Most Cetrelia species are found in eastern or southeastern Asia. None are found in Africa, Australia, New Zealand, or South America. Four species have been recorded from Europe: Cetrelia cetrarioides, C. chicitae, C. monachorum, and C. olivetorum. In a 2021 study of Cetrelia species in Hungary, the use of chemical analysis to determine the lichen secondary metabolites revealed that all four of those species are found in that country, double the number previously thought to be part of the Hungarian lichen flora. Ten species are found in India, nine species from northeast China, and four from South Korea. Five species are known from North America, while eight species have been recorded in the expansive geographic area formerly known as the Soviet Union. Of the five morphotypes, only cetrarioides is widely distributed in the world. A revision of 320 Italian specimens from 58 sites, using TLC and DNA data, confirmed the presence of all four sorediate European species in Italy. Cetrelia monachorum proved to be the most widespread, occurring from the Alps through the northern Apennines and reaching Sardinia, whereas C. cetrarioides was confined to the Alps. Cetrelia olivetorum and C. chicitae were both rare and had scattered occurrences in moist montane forests of the central-eastern Alps and northern Apennines. Cetrelia cetrarioides is found throughout the Northern Hemisphere, with a few records from the Southern Hemisphere.

==Conservation==

Some of the Cetrelia species found in Europe are on various Regional Red Lists. Because the four sorediate European species are morphologically very similar and often difficult to distinguish without chemical data, they have been treated as a model group for cryptic macrolichens, and a recent Italian revision showed that past misidentification and data deficiency can hinder reliable assessment of their distribution and threat status. In the Baltic countries, the Cetrelia species are rare and threatened. In Estonia, C. olivetorum and C. cetrarioides are considered as endangered and C. monachorum as critically endangered. Factors threatening these lichens include forest cutting and overgrowing of dunes and alvars due to the cessation of traditional forest management practices. Cetrelia olivetorum has been included in the Legislative List of Legally Protected Lichens of Latvia, a status that allows for the establishment of small nature reserves (up to 30 hectare) to aid in its conservation. In Lithuania, all species of Cetrelia are considered as endangered.
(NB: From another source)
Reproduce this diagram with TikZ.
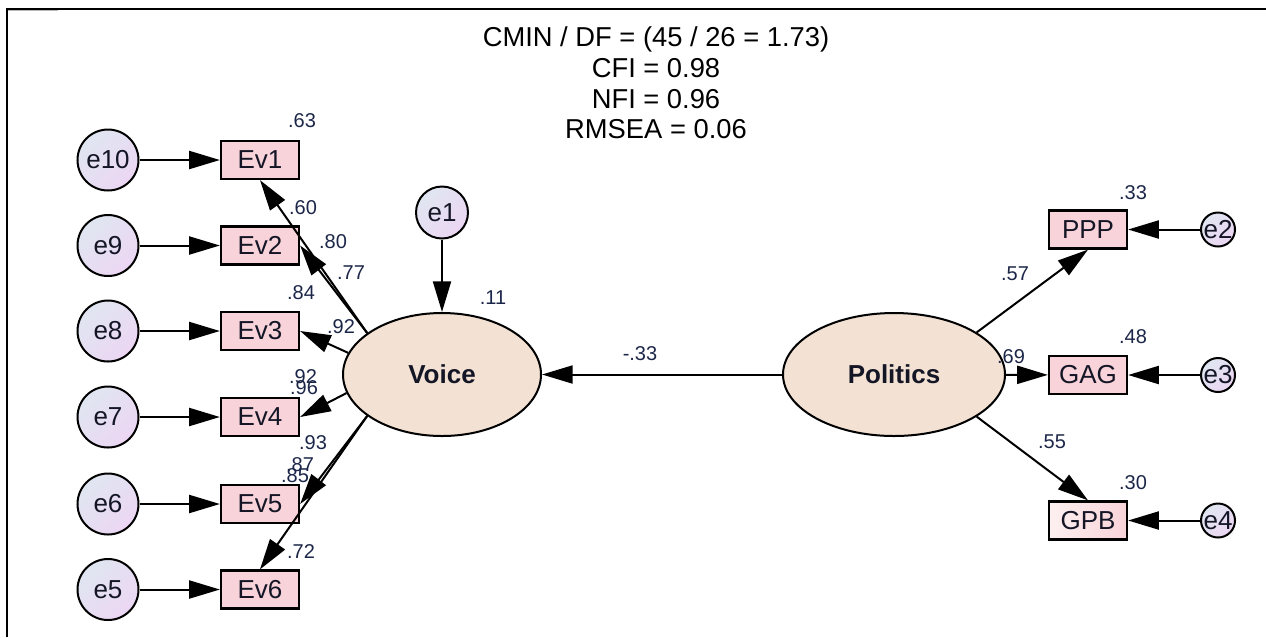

They also appear on the Red Lists of Fennoscandian countries; for example, in Sweden, C. olivetorum sensu lato is treated as critically endangered, and in Finland, C. cetrarioides and C. olivetorum as Endangered. In Belarus, C. olivetorum and C. monachorum are listed as Endangered, and C. cetrarioides as critically endangered. The Italian revision further recommended that all sites supporting Cetrelia populations, especially those where more than one species occurs together, should be treated as priorities for legal protection because they represent old, moist montane forests of high conservation value.

==Uses==

In India, Cetrelia braunsiana is used as a source of a natural dye to colour different fibres such as silk, tussar silk, and cotton. Depending on the type of method used to extract the lichen dye, it produces a final colour of ivory yellow or light yellowish olive. Atranorin is one dye-producing substance found in this species; alectoronic and α-collatolic acid are additional secondary chemicals that occur in C. braunsiana.

In China, Cetrelia cetrarioides, C. olivetorum, and C. pseudolivetorum are collected in bulk for the preparation of material with antibiotic-like properties used in traditional medicine. These three species are also used as a raw material in the production of litmus reagent.